Published in The Mail on Sunday on 02 June 2024.
It all began with Angela Rayner’s marriage certificate. While researching my biography of her, I obtained a copy of this public document. This is the bread-and-butter stuff of any examination of somebody’s life while researching a book.
The certificate’s contents surprised me.
It stated that she married union official Mark Rayner in September 2010 but that they lived at separate addresses – she was in Vicarage Road, Stockport, he was a mile away in Lowndes Lane. Nothing strange about that, you might think, but they’d had two sons by then, born in 2008 and 2009. Why weren’t they living together as a family?
After checking the electoral roll, it became apparent that Ms Rayner was registered at Vicarage Road until 2015. Odder, her brother, Darren, was registered at Mark Rayner’s house in Lowndes Lane from 2010 until 2015.
So according to the official record, Ms Rayner and her husband lived separately for the first five years of their marriage – but her brother lived with her husband and children. Neighbours said this was nonsense, saying that Darren lived in Vicarage Road and Ms Rayner lived with her husband and children in Lowndes Lane.
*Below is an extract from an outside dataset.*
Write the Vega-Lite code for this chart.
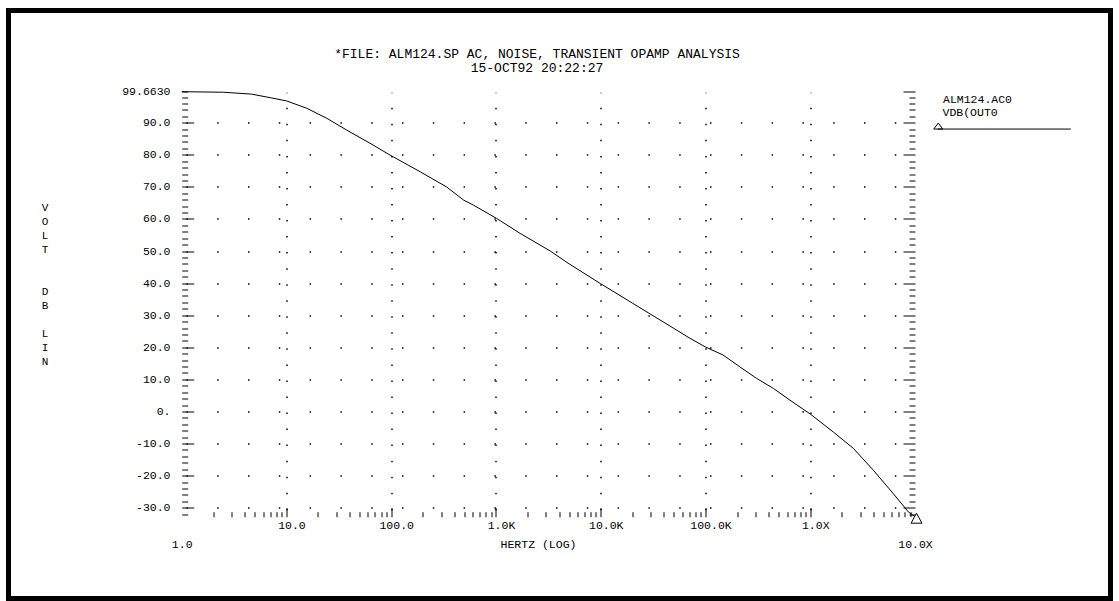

What’s more, when Ms Rayner re-registered her sons’ births in October 2010 – a month after her wedding – it was written on their new birth certificates that she lived at Lowndes Lane!
Further research showed that she bought her house in Vicarage Road in 2007 under Margaret Thatcher’s right-to-buy scheme with a £26,000 discount and sold it seven weeks before she became an MP in 2015 at a £48,500 profit.
She had given an interview in 2023, in her capacity as Shadow Housing Secretary, and talked about right-to-buy. ‘I think we need to review the way right-to-buy works,’ she said. ‘Not abolish it but make it fair and [make sure] we are replacing the [homes] lost.’ She said the system must be ‘fair and equitable to the public purse, to taxpayers – and that we can then build more affordable housing off the back of it’.
One area she said needed looking at was ‘how much of a discount’ is on offer, with the clear inference that she believed discounts were too high.
Interestingly, she did not mention she’d been a right-to-buy owner.
Given her political responsibilities, the history of her ownership and occupation of her Vicarage Road house was, therefore, a matter of legitimate interest.
Had she breached electoral law? What about her council tax status?
Asked about this, instead of explaining herself, she said I had an ‘unhealthy interest’ in her family.
My book was serialised in The Mail on Sunday in February, and that is how this story came into the public realm.
Along with my questions, the Guido Fawkes website raised the possibility that Ms Rayner might have a capital gains tax bill to pay.
Now, Greater Manchester Police has said its investigation into this rum business has ended with no action taken.
Many will wonder why the police were involved. It is important to stress the only reason they were is that Ms Rayner said she had taken independent advice about her property and finances that cleared her – but she refused to publish it. Her boss, Sir Keir Starmer, refused even to look at it.
‘We know best,’ they seemed to say, though for very different reasons – she because she doesn’t relish scrutiny, he because he didn’t want to upset his deputy and her wing of the Labour Party.
A Tory MP begged to differ and wrote to the police to say public confidence had to be upheld and since Ms Rayner was stonewalling, could they inquire?
They agreed, but had Ms Rayner been open and transparent from the start – qualities she’s repeatedly demanded of other politicians – the police would never have been entangled in this peculiar affair.
Others will decide for themselves if the police have left this situation satisfactorily or whether their bland statement clearing her should have explained why they took no further action. We should bear in mind that nobody can be prosecuted for electoral roll fraud unless it’s discovered within 12 months. Also, HMRC never comments on personal tax matters – though it has been reported that it will take no action against her.
My view is that this was never about money. And it certainly wasn’t about a capital gains tax bill. It was about why Ms Rayner claimed to live in one house when logic and evidence – to say nothing of multiple neighbours’ testimony – suggested she lived elsewhere.
Who was lying, Ms Rayner or the neighbours?
We still don’t know the answer – something that I predict will dog Ms Rayner for a long time.
This story was also about hypocrisy. Until my biography, voters didn’t have a clue she’d taken advantage of the right-to-buy scheme – a system that many in the Labour Party despise.
It’s fascinating that, as a socialist, Angela Rayner was happy to use the scheme.
It is equally noteworthy that she preferred not to talk about that publicly.
And it is breathtaking that she now seems to want to deny others the taxpayer-funded opportunity that she enjoyed.
Voters may want to reflect on all this on July 4.